I didn't understand it fully then, but I was trying desperately to break free from indoctrination and the spiritual abuse and related trauma from growing up in a fundamentalist religion that bordered on "cult." Rather than offering me support or love or a safe space in which to be in my own process around all of that, he consistently added to my stress and trauma. It was one more aspect of the psychological warfare that was our relationship. It was one more element of the abandonment and withholding he perpetuated, and one more piece of my ongoing aloneness in life.

So tonight I wept as I reflected back on the pain of how difficult things were and on grief over how things could have been instead.

Women's March 2018 reflections

On this day of the Women's March 2018, I've been doing what I do most weekends nowadays: sitting in bed reading stuff online.

I'm a member of two Facebook groups that have been tremendously healing for me, both related to getting out of fundamentalist religion. Both groups are full of pretty or even highly progressive people. They affirm LGBTQIA people and rights. Their politics are mostly Liberal. They support Black Lives Matter. And so on.

Most of the members of both groups - most of us, I should say -  are still slowly unpacking former belief systems and deconstructing our way out of our former worldviews.

Today, on this day of the Women's March, there have been several posts about difficult marriages. And several posts about marriages in which one partner has been "deconstructing" while the other partner still holds tight to old fundamentalist beliefs.

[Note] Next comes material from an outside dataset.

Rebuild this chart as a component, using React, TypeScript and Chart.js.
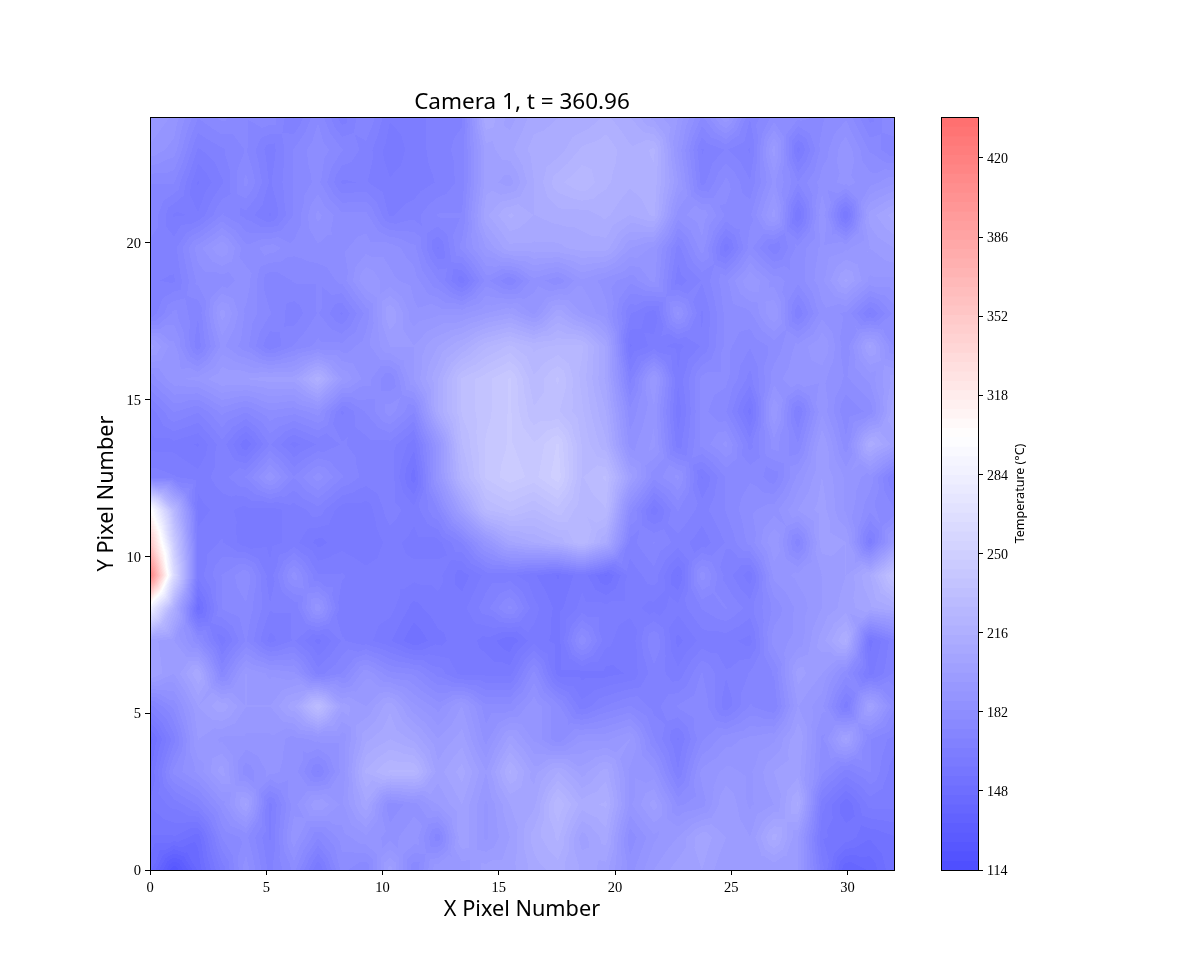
import React, { useEffect, useRef } from "react";
import { Chart, registerables } from "chart.js";

Chart.register(...registerables);

const TITLE = "Camera 1, t = 360.96";
const X_LABEL = "X Pixel Number";
const Y_LABEL = "Y Pixel Number";
const BAR_LABEL = "Temperature (°C)";
const SANS = '"Noto Sans", "Open Sans", sans-serif';
const SERIF = '"Liberation Serif", serif';

const xTicks = [0, 5, 10, 15, 20, 25, 30];
const yTicks = [0, 5, 10, 15, 20];
const colorbarTicks = [114, 148, 182, 216, 250, 284, 318, 352, 386, 420];
const T_MIN = 114;
const T_MAX = 437.6;
const T_WHITE = 300;
const BAND_COUNT = 80;

const row00 = [148,122,143,164,185,169,180,158,180,175,201,175,195,192,201,201,209,213,206,201,185,195,201,203,195,195,195,195,164,138,143,154];
const row01 = [154,154,148,175,180,166,190,175,185,190,185,190,172,203,190,199,213,220,201,209,180,190,195,206,199,195,213,195,159,157,151,154];
const row02 = [159,164,171,185,204,165,185,199,190,206,180,185,195,203,190,203,206,227,213,216,190,201,182,185,199,190,195,212,164,151,164,164];
const row03 = [154,180,188,201,180,188,185,170,188,216,224,224,201,209,195,216,201,211,201,209,190,188,167,188,192,190,199,201,180,169,175,164];
const row04 = [148,169,195,190,190,190,185,188,188,206,211,206,195,201,185,201,190,180,190,190,195,175,162,178,185,188,190,203,182,204,175,169];
const row05 = [169,180,199,206,195,195,206,232,201,195,206,192,185,195,180,180,190,180,164,171,175,169,175,178,164,175,171,195,188,164,204,180];
const row06 = [203,195,211,175,195,190,188,169,175,190,180,178,169,161,161,161,180,157,157,157,159,169,164,175,167,171,175,201,195,180,161,171];
const row07 = [201,195,180,160,175,161,167,157,167,164,159,151,157,161,157,151,161,157,182,164,159,175,157,164,164,161,185,188,201,216,157,169];
const row08 = [285,215,148,175,178,167,167,190,164,164,164,157,161,161,169,180,164,157,164,164,164,161,164,171,175,169,180,188,195,201,206,211];
const row09 = [420,262,164,175,182,164,185,167,167,164,164,164,164,156,164,164,159,154,161,150,164,169,154,185,169,160,188,192,195,199,211,237];
const row10 = [355,245,164,167,160,161,164,157,161,159,164,161,161,171,190,206,211,216,227,211,169,175,169,164,171,180,195,172,201,199,164,195];
const row11 = [305,225,161,164,161,161,164,169,160,160,169,164,175,201,227,232,227,234,224,227,180,160,175,169,175,182,185,195,201,190,180,175];
const row12 = [169,167,164,169,175,190,175,185,175,169,169,152,190,222,240,246,242,250,227,232,201,180,188,162,175,178,172,188,199,190,185,166];
const row13 = [161,161,158,169,155,171,161,167,171,169,169,160,190,227,240,244,240,248,227,216,185,192,164,180,188,169,185,175,199,180,214,201];
const row14 = [164,175,171,180,175,182,180,185,166,175,185,175,211,232,238,244,232,232,224,211,180,190,160,180,175,157,195,166,190,175,180,206];
const row15 = [180,190,192,199,199,201,201,218,195,185,175,195,211,232,238,244,228,236,222,206,169,195,163,180,180,169,185,190,188,182,188,201];
const row16 = [201,188,168,188,180,167,175,180,180,185,195,195,203,211,222,228,222,224,224,206,158,164,161,167,180,175,180,188,195,180,204,182];
const row17 = [167,180,171,197,182,175,168,175,166,180,203,188,190,190,195,199,190,206,195,188,167,160,188,166,180,182,195,167,185,182,166,180];
const row18 = [167,166,180,180,185,171,175,175,180,195,188,185,175,160,180,171,185,180,190,185,180,188,164,171,182,195,185,180,190,204,190,190];
const row19 = [169,169,185,195,180,185,180,182,182,185,185,180,162,180,195,206,206,206,209,209,195,190,169,185,160,180,167,180,188,190,195,199];
const row20 = [175,162,163,175,169,162,175,188,180,180,166,169,175,175,206,216,211,213,213,216,211,216,185,190,178,178,197,158,190,158,201,209];
const row21 = [175,175,158,166,180,166,175,180,166,167,163,164,167,172,201,197,211,222,227,220,216,218,195,169,180,171,188,175,185,188,185,190];
const row22 = [190,185,166,170,175,164,175,182,175,169,160,164,169,172,201,206,213,213,220,222,216,220,190,166,171,166,197,161,180,190,178,171];
const row23 = [195,190,175,180,175,178,166,178,164,175,163,164,169,170,211,201,209,211,211,216,211,201,195,178,195,171,180,180,178,182,169,180];

const rows = [row00,row01,row02,row03,row04,row05,row06,row07,row08,row09,row10,row11,row12,row13,row14,row15,row16,row17,row18,row19,row20,row21,row22,row23];
const X_MAX = 32;
const Y_MAX = 24;

const bandStep = (T_MAX - T_MIN) / BAND_COUNT;

function cmap(v: number): [number, number, number] {
  if (v <= T_WHITE) {
    const t = Math.max(0, (v - T_MIN) / (T_WHITE - T_MIN));
    const c = 77 + t * 178;
    return [c, c, 255];
  }
  const t = Math.min(1, (v - T_WHITE) / (T_MAX - T_WHITE));
  const c = 255 - t * 145;
  return [255, c, c];
}

function bandColor(v: number): [number, number, number] {
  const i = Math.max(0, Math.min(BAND_COUNT - 1, Math.floor((v - T_MIN) / bandStep)));
  return cmap(T_MIN + (i + 0.5) * bandStep);
}

// Same piecewise-linear surface as a contour fill: each quad is split at its centre.
function sample(gx: number, gy: number): number {
  const nx = rows[0].length - 1;
  const ny = rows.length - 1;
  const i = Math.max(0, Math.min(nx - 1, Math.floor(gx)));
  const j = Math.max(0, Math.min(ny - 1, Math.floor(gy)));
  const fx = gx - i;
  const fy = gy - j;
  const a = rows[j][i];
  const b = rows[j][i + 1];
  const c = rows[j + 1][i + 1];
  const d = rows[j + 1][i];
  const m = (a + b + c + d) / 4;
  if (fy <= fx && fy <= 1 - fx) return a + (b - a) * fx + (m - (a + b) / 2) * 2 * fy;
  if (fy >= fx && fy >= 1 - fx) return d + (c - d) * fx + (m - (c + d) / 2) * 2 * (1 - fy);
  if (fx < 0.5) return a + (d - a) * fy + (m - (a + d) / 2) * 2 * fx;
  return b + (c - b) * fy + (m - (b + c) / 2) * 2 * (1 - fx);
}

const heatPlugin = {
  id: "heatSurface",
  beforeDatasetsDraw(chart: any) {
    const { ctx, chartArea, scales } = chart;
    const left = Math.round(chartArea.left);
    const top = Math.round(chartArea.top);
    const w = Math.round(chartArea.right) - left;
    const h = Math.round(chartArea.bottom) - top;
    const img = ctx.createImageData(w, h);
    const nx = rows[0].length - 1;
    const ny = rows.length - 1;
    for (let py = 0; py < h; py++) {
      const gy = (scales.y.getValueForPixel(top + py + 0.5) / Y_MAX) * ny;
      for (let px = 0; px < w; px++) {
        const gx = (scales.x.getValueForPixel(left + px + 0.5) / X_MAX) * nx;
        const [r, g, b] = bandColor(sample(gx, gy));
        const k = (py * w + px) * 4;
        img.data[k] = r;
        img.data[k + 1] = g;
        img.data[k + 2] = b;
        img.data[k + 3] = 255;
      }
    }
    ctx.putImageData(img, left, top);
  },
};

const framePlugin = {
  id: "frame",
  afterDatasetsDraw(chart: any) {
    const { ctx, chartArea } = chart;
    ctx.save();
    ctx.strokeStyle = "#000";
    ctx.lineWidth = 1;
    ctx.strokeRect(
      Math.round(chartArea.left) + 0.5,
      Math.round(chartArea.top) + 0.5,
      Math.round(chartArea.right - chartArea.left),
      Math.round(chartArea.bottom - chartArea.top)
    );
    ctx.restore();
  },
};

const barLabelPlugin = {
  id: "barLabel",
  afterDraw(chart: any) {
    const { ctx, chartArea } = chart;
    ctx.save();
    ctx.translate(120, (chartArea.top + chartArea.bottom) / 2);
    ctx.rotate(-Math.PI / 2);
    ctx.fillStyle = "#000";
    ctx.font = `12.5px ${SANS}`;
    ctx.textAlign = "center";
    ctx.textBaseline = "middle";
    ctx.fillText(BAR_LABEL, 0, 0);
    ctx.restore();
  },
};

const points = rows.flatMap((row, j) =>
  row.map((v, i) => ({ x: (i / (row.length - 1)) * X_MAX, y: (j / (rows.length - 1)) * Y_MAX, v }))
);

const bandLevels = Array.from({ length: BAND_COUNT }, (_, i) => T_MIN + i * bandStep).reverse();

function axisCommon() {
  return {
    grid: { display: true, drawOnChartArea: false, drawTicks: true, tickLength: 5, color: "#000", lineWidth: 1 },
    border: { display: false },
  };
}
const tickText = { color: "#000", font: { family: SERIF, size: 14.5 }, padding: 4, maxRotation: 0, autoSkip: false };

export default function App() {
  const mainRef = useRef<HTMLCanvasElement>(null);
  const barRef = useRef<HTMLCanvasElement>(null);

  useEffect(() => {
    const main = new Chart(mainRef.current as HTMLCanvasElement, {
      type: "scatter",
      data: { datasets: [{ data: points, pointRadius: 0, showLine: false }] },
      plugins: [heatPlugin, framePlugin],
      options: {
        responsive: false,
        animation: false,
        events: [],
        layout: { padding: { left: 0, right: 306, top: 0, bottom: 0 } },
        plugins: {
          legend: { display: false },
          tooltip: { enabled: false },
          title: {
            display: true,
            text: TITLE,
            color: "#000",
            fullSize: false,
            font: { family: SANS, size: 22.5, weight: "normal" },
            padding: { top: 89.5, bottom: 0.5 },
          },
        },
        scales: {
          x: {
            type: "linear",
            min: 0,
            max: X_MAX,
            ...axisCommon(),
            ticks: tickText,
            afterBuildTicks(s: any) { s.ticks = xTicks.map((value) => ({ value })); },
            afterFit(s: any) { s.height = 107; },
            title: {
              display: true,
              text: X_LABEL,
              color: "#000",
              font: { family: SANS, size: 21.7, weight: "normal" },
              padding: { top: 0, bottom: 53.8 },
            },
          },
          y: {
            type: "linear",
            min: 0,
            max: Y_MAX,
            ...axisCommon(),
            ticks: { ...tickText, labelOffset: 1.5 },
            afterBuildTicks(s: any) { s.ticks = yTicks.map((value) => ({ value })); },
            afterFit(s: any) { s.width = 150; },
            title: {
              display: true,
              text: Y_LABEL,
              color: "#000",
              font: { family: SANS, size: 21.7, weight: "normal" },
              padding: { top: 93.8, bottom: 0 },
            },
          },
        },
      },
    } as any);

    const bar = new Chart(barRef.current as HTMLCanvasElement, {
      type: "bar",
      data: {
        labels: ["bar"],
        datasets: bandLevels.map((lo) => {
          const [r, g, b] = cmap(lo + bandStep / 2);
          return {
            data: [[lo, T_MAX]],
            backgroundColor: `rgb(${r},${g},${b})`,
            borderWidth: 0,
            barPercentage: 1,
            categoryPercentage: 1,
            grouped: false,
          };
        }),
      },
      plugins: [framePlugin, barLabelPlugin],
      options: {
        responsive: false,
        animation: false,
        events: [],
        layout: { padding: { left: 41, right: 0, top: 117, bottom: 107 } },
        plugins: { legend: { display: false }, tooltip: { enabled: false } },
        scales: {
          x: { display: false, offset: true, grid: { display: false } },
          y: {
            type: "linear",
            position: "right",
            min: T_MIN,
            max: T_MAX,
            ...axisCommon(),
            ticks: { ...tickText, font: { family: SERIF, size: 14 }, labelOffset: 1.5 },
            afterBuildTicks(s: any) { s.ticks = colorbarTicks.map((value) => ({ value })); },
            afterFit(s: any) { s.width = 222; },
          },
        },
      },
    } as any);

    return () => {
      main.destroy();
      bar.destroy();
    };
  }, []);

  return (
    <div style={{ position: "absolute", left: 0, top: 0, width: 1200, height: 977, background: "#fff" }}>
      <canvas ref={mainRef} width={1200} height={977} style={{ position: "absolute", left: 0, top: 0, display: "block" }} />
      <canvas ref={barRef} width={300} height={977} style={{ position: "absolute", left: 900, top: 0, display: "block" }} />
    </div>
  );
}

On woman posted to express some of the major changes she's making in her life and in her family's lives as a result of her deconstruction.  She currently homeschools her children but has decided to try to get them into a charter school.  She's been a stay-at-home mom for 8 years but is entertaining the idea of going back to work.  As she says, "I seem to be turning our lives upside down. My identity. My interests. My parenting. My marriage. I'm not sure my hubby is going to like all this."

Other women responded to the thread to talk about similar changes they're undertaking in their lives as a result of their new found freedom after coming out of fundamentalist religion.  Some are going back to school to pursue a new career after being in the home for years.  Some are exploring their sexuality in new ways. As another woman put it, they are "discovering, recovering, and claiming their autonomy."

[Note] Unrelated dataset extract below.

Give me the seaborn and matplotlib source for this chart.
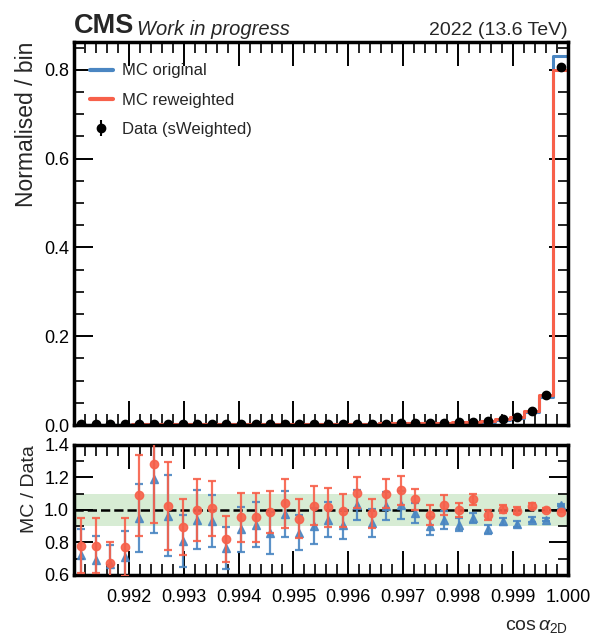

What I suddenly realized as I was reading was that Larry and I crossed paths with one another while I was walking OUT of fundamentalism and he, apparently, was wanting to walk further INTO it. Or at least, he DID walk much further into it after we broke up, whereas I just kept on walking further away.

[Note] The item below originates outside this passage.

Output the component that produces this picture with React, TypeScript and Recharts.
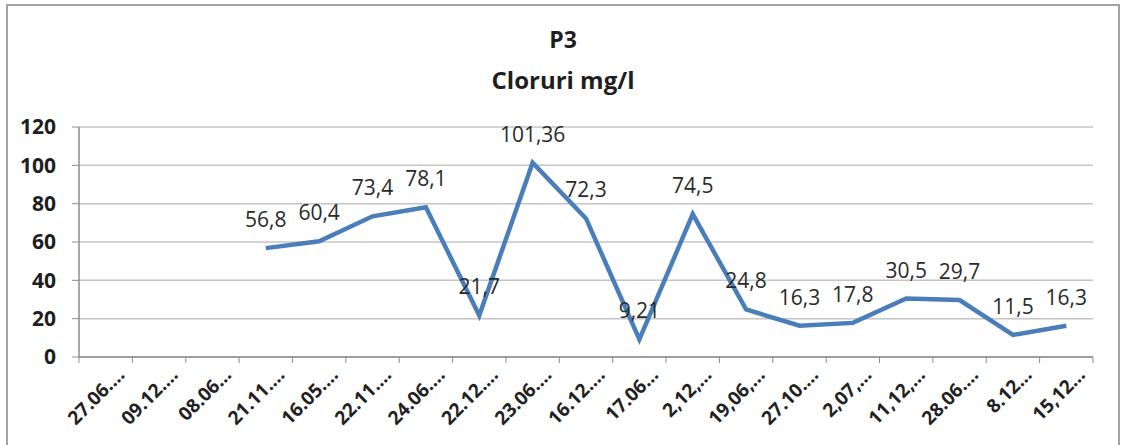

His wedding 9 months later took place in a church. That's not how I would have designed our wedding.

His wedding photographs (which he made sure to post where he knew I would see them) show his bride standing in a prayer circle with her hands and the hands of her friends raised in the air to Jesus. <shudder>

When the Skagit River Bridge over the I-5 freeway collapsed in 2013, he wrote a prayer in their church newsletter (I saw it online) that he and his wife were praying for those who were struggling to get to work because of the collapse.

When armed anti-government protesters took over Malheur National Wildlife Refuge in Oregon, he posted to a local group we're both in to scold people for being against the thugs, calling them "freedom fighters." (Reading that was a hugely dysphoric moment for me because I realized I have no idea who I was really involved with for 8 years. But he always did turn his chameleon colors "red" whenever we were around religious people.)

After we broke up, I very quickly became strongly feminist. I think I had been in many ways for a long while but didn't know it. And "feminism" was an evil word in my fundamentalist upbringing.

The very first thing I ever told Larry about myself when we met was that I didn't go to church anymore and that while (at the time) I still considered myself to be a Christian, I wasn't an "in-the-box" sort of Christian or I wasn't what most people at that time would have thought of as Christian (nowadays what I was then is called "Progressive Christian").

I was already L&G affirming and on my way toward affirming all the rest of the alphabet.

I couldn't tolerate Christianese or the way churches are so cookie-cutter I could finish the sentences of every Evangelical pastor anywhere.

Listening to sermons made my skin crawl.

I couldn't even pray out-loud anymore, though always enjoyed when he prayed out-loud for us before our meals. I was on a journey away from and trying to heal from spiritual abuse, indoctrination, mind control, and cult participation.

He bugged me and bugged me and bugged me to go to church with him, even though he himself wasn't a regular attender and said he only wanted his daughters to go "for the morals." I relented on several occasions and went with him, but was so triggered by the experience each time that I left in tears (while he sat in the pew falling asleep). It didn't seem to bother him to subject me to further traumatization.

He pestered me numerous times to attend the "marrieds" ministry at the church. He wanted us to have "couples" friends (he was never very supportive of my intentional efforts to maintain friendships with the friends I'd had while I was single before meeting him). I told him repeatedly that I was fine with pursuing "couples" friends but that we needed to find them via some other context other than church.

Once when a church person asked us why we weren't married yet, he replied that we were "waiting for the Lawwd (Lord, pronounced in an in-group churchy way) to tell us when to get married." (I was like, "WTF?!? No we absolutely are NOT doing that!" It was such an incredible misrepresentation of our situation and I was floored and deeply disoriented by how easily the lie rolled off his tongue.)

He reinforced "Purity Culture" with his two daughters and thoroughly fucked with my mind, which had already been so thoroughly fucked with by Purity Culture, by making us pretend around them that we weren't sleeping together - when I had wanted to wait until we were married to sleep together but he pushed and coerced me and I capitulated. How many ways could I get twisted in that relationship?

The crazy part is that, with his mathematical and science degrees, it was some of his observations to me about the natural world that actually contributed to my deconstruction from some of the fundamentalist Biblical theologies I had been indoctrinated in. And he was actually much more non-practicing and un-Christian than I was. So confusing!!

So, today while thinking about the Women's March and reading about women who are coming into freedom and autonomy, I was struck by the realization that I walked out one door while Larry walked in through the door just beside it.

I'll have to blog separately at some other time about the "box" (of Patriarchy) I was in the midst of struggling my way out of and how he worked very hard to try to shove me back into it.